* [Set task]: From the top of the entries, reproduce each line exactly, stopping after the line that contains "plt.rcParams['font.family'] = ['Liberation". Omit pictures.

(Collected data)
>>>

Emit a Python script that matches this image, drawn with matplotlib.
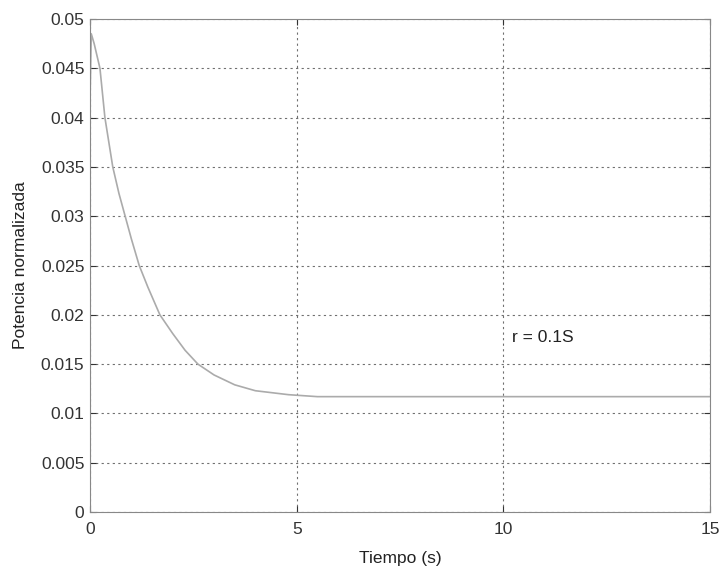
import matplotlib
matplotlib.use("Agg")
import matplotlib.pyplot as plt

plt.rcParams['font.family'] = ['Liberation Sans', 'DejaVu Sans']

# Normalised power vs. time
tiempo = [0.0, 0.03, 0.1, 0.24, 0.36, 0.55, 0.7, 0.85, 1.0, 1.19, 1.4, 1.69,
          2.0, 2.3, 2.61, 3.0, 3.5, 4.0, 4.8, 5.5, 7.0, 10.0, 12.5, 15.0]
potencia = [0.042, 0.0485, 0.0475, 0.045, 0.040, 0.035, 0.0323, 0.030,
            0.0277, 0.025, 0.0228, 0.020, 0.0181, 0.0164, 0.015, 0.0139,
            0.0129, 0.0123, 0.0119, 0.0117, 0.0117, 0.0117, 0.0117, 0.0117]

x_ticks = [0, 5, 10, 15]
y_ticks = [0, 0.005, 0.01, 0.015, 0.02, 0.025, 0.03, 0.035, 0.04, 0.045, 0.05]
y_labels = ['0', '0.005', '0.01', '0.015', '0.02', '0.025', '0.03', '0.035',
            '0.04', '0.045', '0.05']

fig = plt.figure(figsize=(7.22, 5.66), dpi=100)
ax = fig.add_axes([0.1247, 0.0954, 0.8587, 0.871])

ax.plot(tiempo, potencia, color='#ababab', lw=1.2)

ax.set_xlim(0, 15)
ax.set_ylim(0, 0.05)
ax.set_xticks(x_ticks)
ax.set_xticklabels([str(v) for v in x_ticks])
ax.set_yticks(y_ticks)
ax.set_yticklabels(y_labels)

ax.grid(True, linestyle=(0, (2, 3)), color='#707070', lw=0.8)
ax.tick_params(direction='in', length=4, labelsize=12.5, colors='#333333',
               top=True, right=True)
ax.tick_params(axis='x', pad=7)
ax.tick_params(axis='y', pad=4)
for s in ax.spines.values():
    s.set_color('#888888')
    s.set_linewidth(0.8)

ax.set_xlabel('Tiempo (s)', fontsize=12.5, color='#222222', labelpad=10)
ax.set_ylabel('Potencia normalizada', fontsize=12.5, color='#222222', labelpad=9)

ax.text(10.2, 0.0177, 'r = 0.1S', fontsize=12.5, color='#222222', va='center')

fig.savefig('out.png', dpi=100)
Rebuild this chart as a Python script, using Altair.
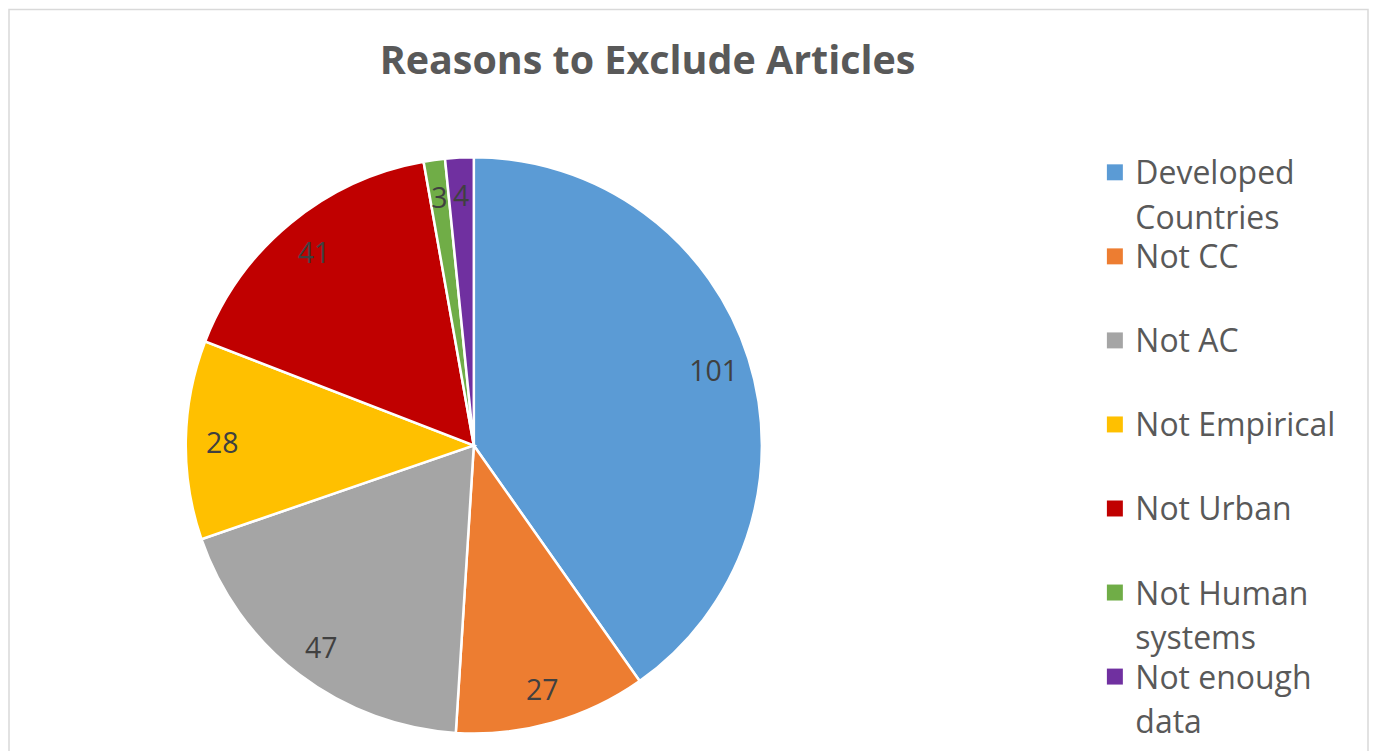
import altair as alt
import pandas as pd

categories = ["Developed Countries", "Not CC", "Not AC", "Not Empirical",
              "Not Urban", "Not Human systems", "Not enough data"]
values = [101, 27, 47, 28, 41, 3, 4]
legend_line1 = ["Developed", "Not CC", "Not AC", "Not Empirical",
                "Not Urban", "Not Human", "Not enough"]
legend_line2 = ["Countries", "", "", "", "", "systems", "data"]
colors = ["#5B9BD5", "#ED7D31", "#A5A5A5", "#FFC000", "#C00000", "#70AD47", "#7030A0"]
title_text = "Reasons to Exclude Articles"

df = pd.DataFrame({
    "idx": list(range(len(categories))),
    "category": categories,
    "value": values,
    "line1": legend_line1,
    "line2": legend_line2,
})

W, H = 1361, 760
CX, CY, R = 465.5, 436.5, 288.5
FONT = "Open Sans"

color = alt.Color("category:N", scale=alt.Scale(domain=categories, range=colors), legend=None)

base = alt.Chart(df)

pie = base.mark_arc(outerRadius=R, stroke="white", strokeWidth=2.5).encode(
    theta=alt.Theta("value:Q", stack=True),
    color=color,
    order=alt.Order("idx:Q"),
    x=alt.value(CX), y=alt.value(CY),
)

labels = base.mark_text(radius=252, fontSize=28.5, font=FONT, color="#404040",
                        align="center", baseline="middle", dy=3).encode(
    theta=alt.Theta("value:Q", stack=True),
    order=alt.Order("idx:Q"),
    text=alt.Text("value:Q"),
    x=alt.value(CX), y=alt.value(CY),
)

ypos = alt.Y("category:N", sort=categories, axis=None,
             scale=alt.Scale(type="point", domain=categories, range=[163, 668], padding=0))

leg_sq = base.mark_square(size=256, opacity=1).encode(
    y=ypos, x=alt.value(1107.5), color=color,
)
leg_t1 = base.mark_text(align="left", baseline="alphabetic", dy=12, fontSize=32,
                        font=FONT, color="#595959").encode(
    y=ypos, x=alt.value(1128), text="line1:N",
)
leg_t2 = base.mark_text(align="left", baseline="alphabetic", dy=57, fontSize=32,
                        font=FONT, color="#595959").encode(
    y=ypos, x=alt.value(1128), text="line2:N",
)

title = alt.Chart(pd.DataFrame({"t": [title_text]})).mark_text(
    align="center", baseline="alphabetic", fontSize=39.5, fontWeight="bold",
    font=FONT, color="#595959").encode(
    text="t:N", x=alt.value(639.5), y=alt.value(64.5),
)

chart = alt.layer(pie, labels, leg_sq, leg_t1, leg_t2, title).properties(
    width=W, height=H,
    autosize=alt.AutoSizeParams(type="none"),
    padding={"left": 1, "top": 1, "right": 1, "bottom": 0},
).configure_view(stroke="#D9D9D9", strokeWidth=1.5)

chart.save("out.html", embed_options={"renderer": "svg", "actions": False})
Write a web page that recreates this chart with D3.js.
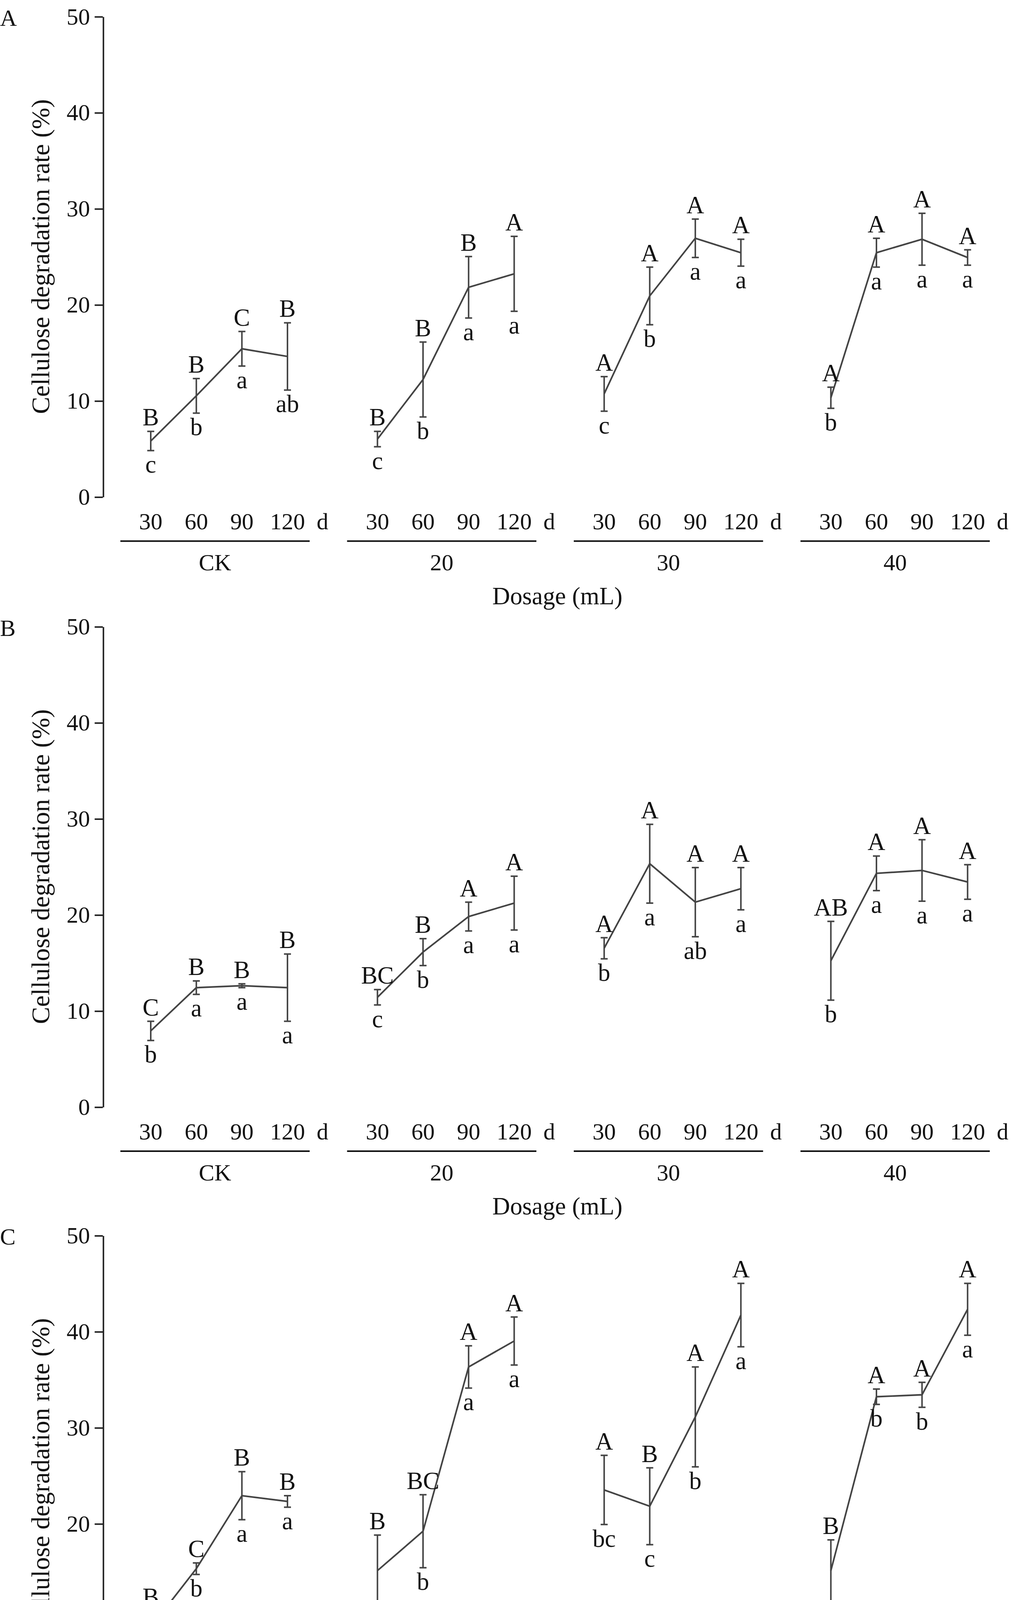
<!DOCTYPE html>
<html>
<head>
<meta charset="utf-8">
<script src="https://cdn.jsdelivr.net/npm/d3@7"></script>
<style>
  html, body { margin: 0; padding: 0; background: #fff; overflow: hidden; }
  svg { display: block; }
  text { font-family: "Liberation Serif", "Times New Roman", serif; fill: #111; }
</style>
</head>
<body>
<div id="container"></div>
<script>
const groups = ["CK", "20", "30", "40"];
const days = ["30", "60", "90", "120"];

// mean per panel, per group, per day
const meansA = [[5.8, 10.5, 15.4, 14.6], [6.0, 12.2, 21.8, 23.2], [10.7, 20.9, 26.9, 25.4], [10.3, 25.4, 26.8, 24.9]];
const errA = [[1.0, 1.8, 1.8, 3.5], [0.8, 3.9, 3.2, 3.9], [1.8, 3.0, 2.0, 1.4], [1.1, 1.5, 2.7, 0.8]];
const upperA = [["B", "B", "C", "B"], ["B", "B", "B", "A"], ["A", "A", "A", "A"], ["A", "A", "A", "A"]];
const lowerA = [["c", "b", "a", "ab"], ["c", "b", "a", "a"], ["c", "b", "a", "a"], ["b", "a", "a", "a"]];

const meansB = [[7.9, 12.4, 12.6, 12.4], [11.4, 16.1, 19.8, 21.2], [16.5, 25.3, 21.3, 22.7], [15.2, 24.3, 24.6, 23.4]];
const errB = [[1.0, 0.7, 0.2, 3.5], [0.8, 1.4, 1.5, 2.8], [1.1, 4.1, 3.6, 2.2], [4.1, 1.8, 3.2, 1.8]];
const upperB = [["C", "B", "B", "B"], ["BC", "B", "A", "A"], ["A", "A", "A", "A"], ["AB", "A", "A", "A"]];
const lowerB = [["b", "a", "a", "a"], ["c", "b", "a", "a"], ["b", "a", "ab", "a"], ["b", "a", "a", "a"]];

const meansC = [[9.2, 15.3, 22.9, 22.3], [15.1, 19.2, 36.3, 39.0], [23.5, 21.8, 31.1, 41.7], [15.1, 33.2, 33.4, 42.3]];
const errC = [[1.7, 0.6, 2.5, 0.6], [3.7, 3.8, 2.2, 2.5], [3.6, 4.0, 5.2, 3.3], [3.2, 0.8, 1.3, 2.7]];
const upperC = [["B", "C", "B", "B"], ["B", "BC", "A", "A"], ["A", "B", "A", "A"], ["B", "A", "A", "A"]];
const lowerC = [["b", "b", "a", "a"], ["b", "b", "a", "a"], ["bc", "c", "b", "a"], ["c", "b", "b", "a"]];

const yTicks = [0, 10, 20, 30, 40, 50];

const panels = [
  { name: "A", means: meansA, err: errA, up: upperA, low: lowerA, top: 14 },
  { name: "B", means: meansB, err: errB, up: upperB, low: lowerB, top: 536 },
  { name: "C", means: meansC, err: errC, up: upperC, low: lowerC, top: 1057 }
];

const W = 866, k = 2591 / W;
const root = d3.select("#container").append("svg")
  .attr("width", 2591).attr("height", 4687);
const svg = root.append("g").attr("transform", `scale(${k})`);

const x0 = 88, plotH = 411;
const groupX = d3.scaleBand().domain(groups).range([89, 865]);
const dayX = d3.scalePoint().domain(days).range([40, 157]);

panels.forEach(p => {
  const g = svg.append("g");
  const y = d3.scaleLinear().domain([0, 50]).range([p.top + plotH, p.top]);
  const yAxis = g.append("g").attr("transform", `translate(${x0},0)`)
    .call(d3.axisLeft(y).tickValues(yTicks).tickSize(7).tickSizeOuter(0));
  yAxis.select(".domain").attr("stroke", "#222").attr("stroke-width", 1.3);
  yAxis.selectAll(".tick line").attr("stroke", "#222").attr("stroke-width", 1.3);
  yAxis.selectAll("text").attr("font-size", 20).attr("font-family", "Liberation Serif").attr("x", -11);

  g.append("text").attr("x", 0).attr("y", p.top + 8).attr("font-size", 20).text(p.name);
  g.append("text")
    .attr("transform", `translate(42,${p.top + plotH / 2}) rotate(-90)`)
    .attr("text-anchor", "middle").attr("font-size", 22)
    .text("Cellulose degradation rate (%)");

  const base = p.top + plotH;
  groups.forEach((gr, gi) => {
    const gx = groupX(gr);
    const px = d => gx + dayX(d);
    days.forEach(d => {
      g.append("text").attr("x", px(d)).attr("y", base + 28).attr("text-anchor", "middle")
        .attr("font-size", 20).text(d);
    });
    g.append("text").attr("x", gx + 187).attr("y", base + 28).attr("text-anchor", "middle")
      .attr("font-size", 20).text("d");
    g.append("line").attr("x1", gx + 14).attr("x2", gx + 176)
      .attr("y1", base + 38).attr("y2", base + 38).attr("stroke", "#111").attr("stroke-width", 1.3);
    g.append("text").attr("x", gx + 95).attr("y", base + 63).attr("text-anchor", "middle")
      .attr("font-size", 20).text(gr);

    const pts = days.map((d, i) => ({ d, m: p.means[gi][i], e: p.err[gi][i], u: p.up[gi][i], l: p.low[gi][i] }));
    g.append("path").datum(pts)
      .attr("d", d3.line().x(o => px(o.d)).y(o => y(o.m)))
      .attr("fill", "none").attr("stroke", "#444").attr("stroke-width", 1.4);
    pts.forEach(o => {
      const xx = px(o.d);
      g.append("line").attr("x1", xx).attr("x2", xx).attr("y1", y(o.m + o.e)).attr("y2", y(o.m - o.e))
        .attr("stroke", "#444").attr("stroke-width", 1.3);
      [o.m + o.e, o.m - o.e].forEach(v => {
        g.append("line").attr("x1", xx - 3).attr("x2", xx + 3).attr("y1", y(v)).attr("y2", y(v))
          .attr("stroke", "#444").attr("stroke-width", 1.3);
      });
      g.append("text").attr("x", xx).attr("y", y(o.m + o.e) - 5).attr("text-anchor", "middle")
        .attr("font-size", 21).text(o.u);
      g.append("text").attr("x", xx).attr("y", y(o.m - o.e) + 19).attr("text-anchor", "middle")
        .attr("font-size", 21).text(o.l);
    });
  });
  g.append("text").attr("x", 477).attr("y", base + 92).attr("text-anchor", "middle")
    .attr("font-size", 21).text("Dosage (mL)");
});
</script>
</body>
</html>
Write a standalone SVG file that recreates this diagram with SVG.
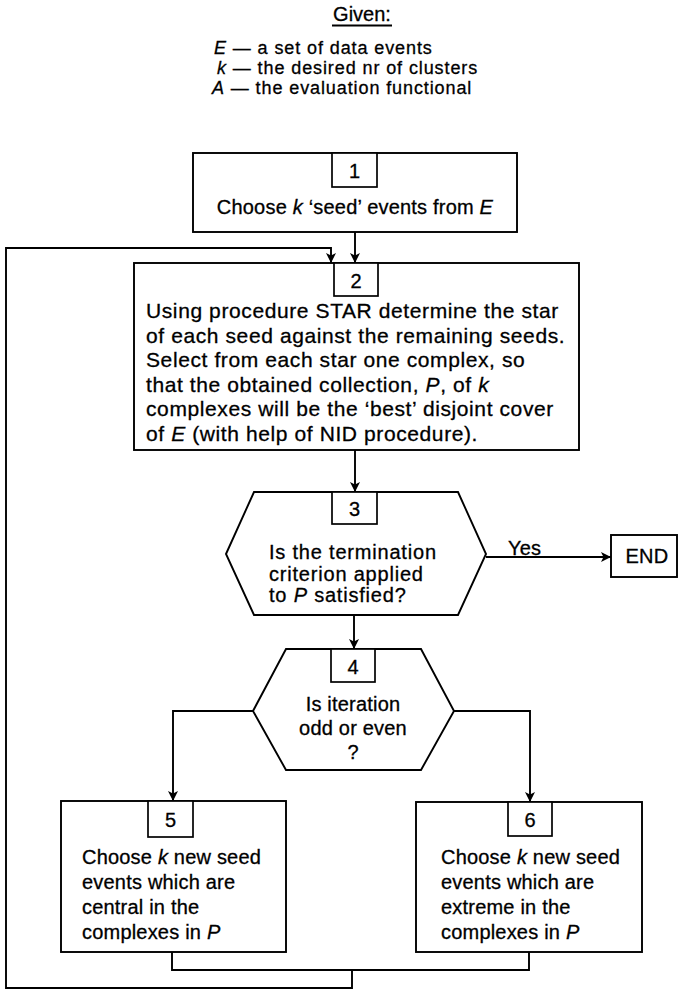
<svg xmlns="http://www.w3.org/2000/svg" width="679" height="990" viewBox="0 0 679 990">
<style>
text { font-family: "Liberation Sans", Arial, Helvetica, sans-serif; font-size: 20px; fill: #000; stroke: #000; stroke-width: 0.3; }
.box { fill: #fff; stroke: #000; stroke-width: 1.9; }
.num { fill: #fff; stroke: #000; stroke-width: 1.7; }
.ln { fill: none; stroke: #000; stroke-width: 1.9; }
.arr { fill: none; stroke: #000; stroke-width: 1.9; marker-end: url(#ah); }
.c { text-anchor: middle; }
.i { font-style: italic; }
.g { font-size: 18px; letter-spacing: 0.9px; }
.b2 { font-size: 21px; letter-spacing: 0.6px; }
.d3 { letter-spacing: 0.8px; }
.bx { letter-spacing: 0.2px; }
</style>
<defs>
<marker id="ah" viewBox="0 0 10 10" refX="10" refY="5" markerWidth="10" markerHeight="10" markerUnits="userSpaceOnUse" orient="auto">
<path d="M0,0 L10,5 L0,10 L2.5,5 z" fill="#000"/>
</marker>
</defs>
<rect width="679" height="990" fill="#fff"/>

<g id="given">
<text x="362" y="21" class="c">Given:</text>
<line x1="332" y1="25.5" x2="392" y2="25.5" class="ln" stroke-width="1.3"/>
<text class="g" x="214" y="54"><tspan class="i">E</tspan> — a set of data events</text>
<text class="g" x="217" y="74"><tspan class="i">k</tspan> — the desired nr of clusters</text>
<text class="g" x="212" y="94"><tspan class="i">A</tspan> — the evaluation functional</text>
</g>

<g id="connectors">
<path class="arr" d="M355,232 V263"/>
<path class="arr" d="M352,970 V988 H6 V248 H331 V263"/>
<path class="arr" d="M355,450 V492"/>
<path class="arr" d="M486,557 H611"/>
<path class="arr" d="M354,615 V649"/>
<path class="arr" d="M253,711 H173 V801"/>
<path class="arr" d="M454,711 H530 V802"/>
<path class="ln" d="M172,952 V970 H529 V952"/>
<text class="bx" x="508" y="555">Yes</text>
</g>

<g id="node1">
<rect class="box" x="193" y="153" width="324" height="79"/>
<rect class="num" x="332" y="153" width="45" height="34"/>
<text x="354.5" y="178" class="c">1</text>
<text x="355" y="214" class="c bx">Choose <tspan class="i">k</tspan> ‘seed’ events from <tspan class="i">E</tspan></text>
</g>

<g id="node2">
<rect class="box" x="134" y="263" width="445" height="187"/>
<rect class="num" x="334" y="263" width="44" height="33"/>
<text x="356" y="288" class="c">2</text>
<text class="b2" x="146" y="318">Using procedure STAR determine the star</text>
<text class="b2" x="146" y="342.5">of each seed against the remaining seeds.</text>
<text class="b2" x="146" y="367">Select from each star one complex, so</text>
<text class="b2" x="146" y="391.5">that the obtained collection, <tspan class="i">P</tspan>, of <tspan class="i">k</tspan></text>
<text class="b2" x="146" y="416">complexes will be the ‘best’ disjoint cover</text>
<text class="b2" x="146" y="440.5">of <tspan class="i">E</tspan> (with help of NID procedure).</text>
</g>

<g id="node3">
<polygon class="box" points="226,554 254,492 458,492 486,554 458,615 254,615"/>
<rect class="num" x="332" y="492" width="45" height="32"/>
<text x="354.5" y="516" class="c">3</text>
<text class="d3" x="269" y="559">Is the termination</text>
<text class="d3" x="269" y="580.5">criterion applied</text>
<text class="d3" x="269" y="602">to <tspan class="i">P</tspan> satisfied?</text>
</g>

<g id="end">
<rect class="box" x="611" y="535" width="66" height="42"/>
<text x="647" y="563" class="c bx">END</text>
</g>

<g id="node4">
<polygon class="box" points="253,711 286,649 421,649 454,711 421,770 286,770"/>
<rect class="num" x="331" y="649" width="44" height="33"/>
<text x="353" y="674" class="c">4</text>
<text x="353" y="711" class="c bx">Is iteration</text>
<text x="353" y="735" class="c bx">odd or even</text>
<text x="353" y="759" class="c">?</text>
</g>

<g id="node5">
<rect class="box" x="61" y="801" width="225" height="151"/>
<rect class="num" x="148" y="801" width="45" height="36"/>
<text x="170.5" y="827" class="c">5</text>
<text class="bx" x="82" y="864">Choose <tspan class="i">k</tspan> new seed</text>
<text class="bx" x="82" y="889">events which are</text>
<text class="bx" x="82" y="914">central in the</text>
<text class="bx" x="82" y="939">complexes in <tspan class="i">P</tspan></text>
</g>

<g id="node6">
<rect class="box" x="416" y="802" width="226" height="150"/>
<rect class="num" x="508" y="802" width="44" height="34"/>
<text x="530" y="827" class="c">6</text>
<text class="bx" x="441" y="864">Choose <tspan class="i">k</tspan> new seed</text>
<text class="bx" x="441" y="889">events which are</text>
<text class="bx" x="441" y="914">extreme in the</text>
<text class="bx" x="441" y="939">complexes in <tspan class="i">P</tspan></text>
</g>
</svg>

<<<

* [Output for this task]:
Emit a Python script that matches this image, drawn with matplotlib.
import matplotlib
matplotlib.use("Agg")
import matplotlib.pyplot as plt

plt.rcParams['font.family'] = ['Liberation Sans', 'DejaVu Sans']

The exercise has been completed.